A couple of years ago, I was on pilgrimage to the Holy Land. On the feast of the Transfiguration of the Lord, our group (along with throngs of others) ascended Mt Tabor on foot to celebrate the divine liturgy at the Church on the summit. The night was beautifully clear and cool. During the liturgy, all of sudden there was light (both as in not heavy and as in luminous) mist that appeared as we sang the "Holy God". This light mist stayed high above the ground and lasted only during the singing of this hymn. Again the sky was clear. Later on, as the Chalice was brought out for the communion, the light mist reappeared, this time just above our heads. During the giving of the communion the mist remained and then disappeared again when the Chalice was taken back into the altar. The sky was again clear. When at the end of the liturgy, the Patriarch brought out the cross for all to venerate, the mist again descended, this time to the ground, enveloping all in its light embrace. This miracle of the holy light that appears every year on Mt Tabor at the feast of the Transfiguration.

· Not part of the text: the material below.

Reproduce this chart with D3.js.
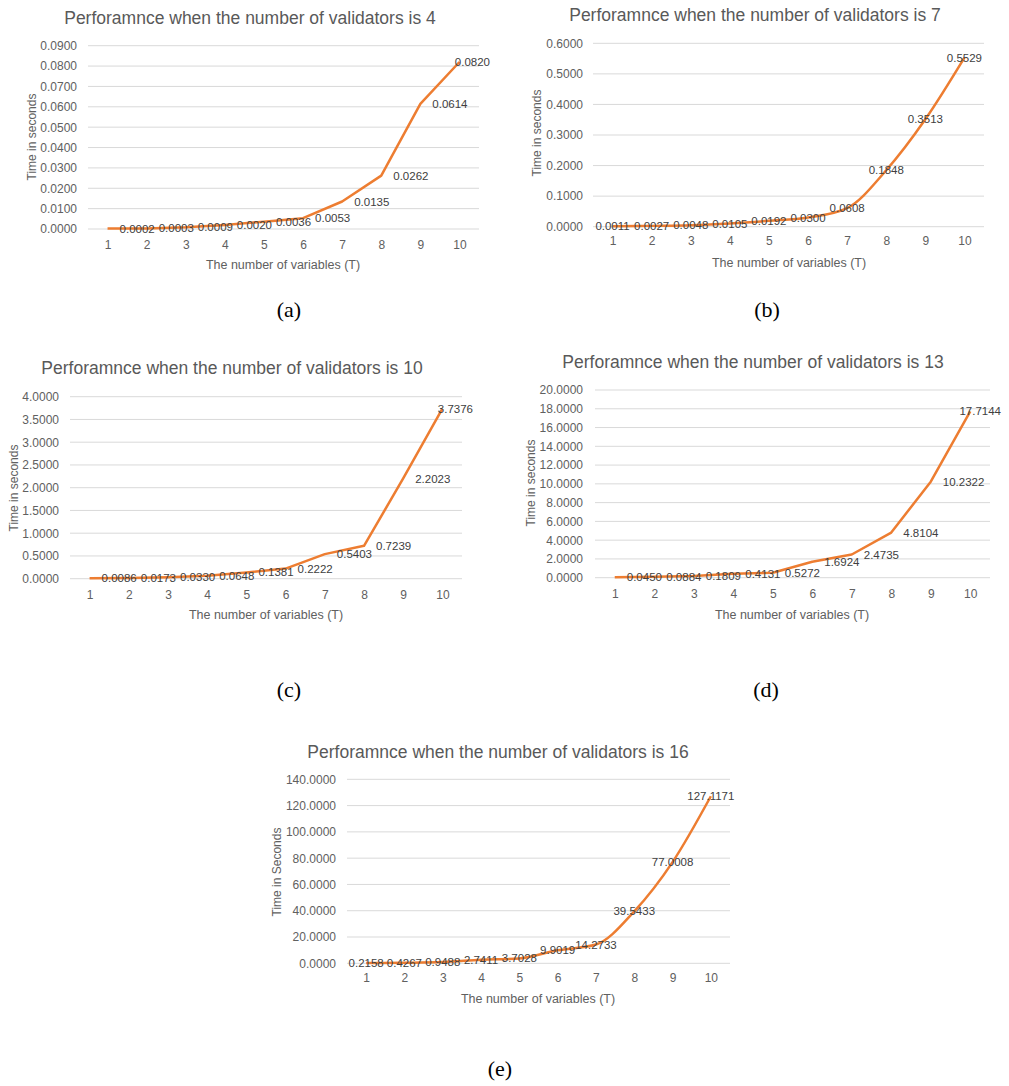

Now I've lived in the mountains a lot of my life and I know how the fog comes and goes during the cool nights and I suppose one could easily say that this was just a natural phenomenon of mountain fog. However that does not make the miracle any less a miracle. Even if it were a natural phenomenon, how is it that the mist "knew" to appear and disappear at these particular points of the Divine Liturgy and only on this night? Just because there is a "natural explanation" for some miraculous phenomenon does not make it any less miraculous.
There is an old (and iirc generally discounted) book by a Russian scientist, Immanuel Velikovsky called "Worlds in Collision" In this book he describes a series of planetary events regarding "close" passes to earth by large comets which resulted in a number of atmospheric and even planetary phenomena which he relates to the Great Flood, the plagues of Egypt, the parting of the Red Sea, the pillar of fire and cloud, the manna in the wilderness, the extension of the day of Joshua and a number of other things. Do his explanations (however true or misguided they might have been) in any way impact their miraculous nature? No, not at all. In fact it only points out the marvelous power of God which plans even from the origins of the solar system the orbits of the celestial bodies so that they occurred at the exact time and place that they would be needed by men who had not even been created yet. Think about it; how God plans a celestial near cataclysm set in motion at the birth of the solar system and determined by the laws of orbital physics in order to meet the needs of His chosen people at exactly the right time and the right place. Truly the heavens declare the glory of God.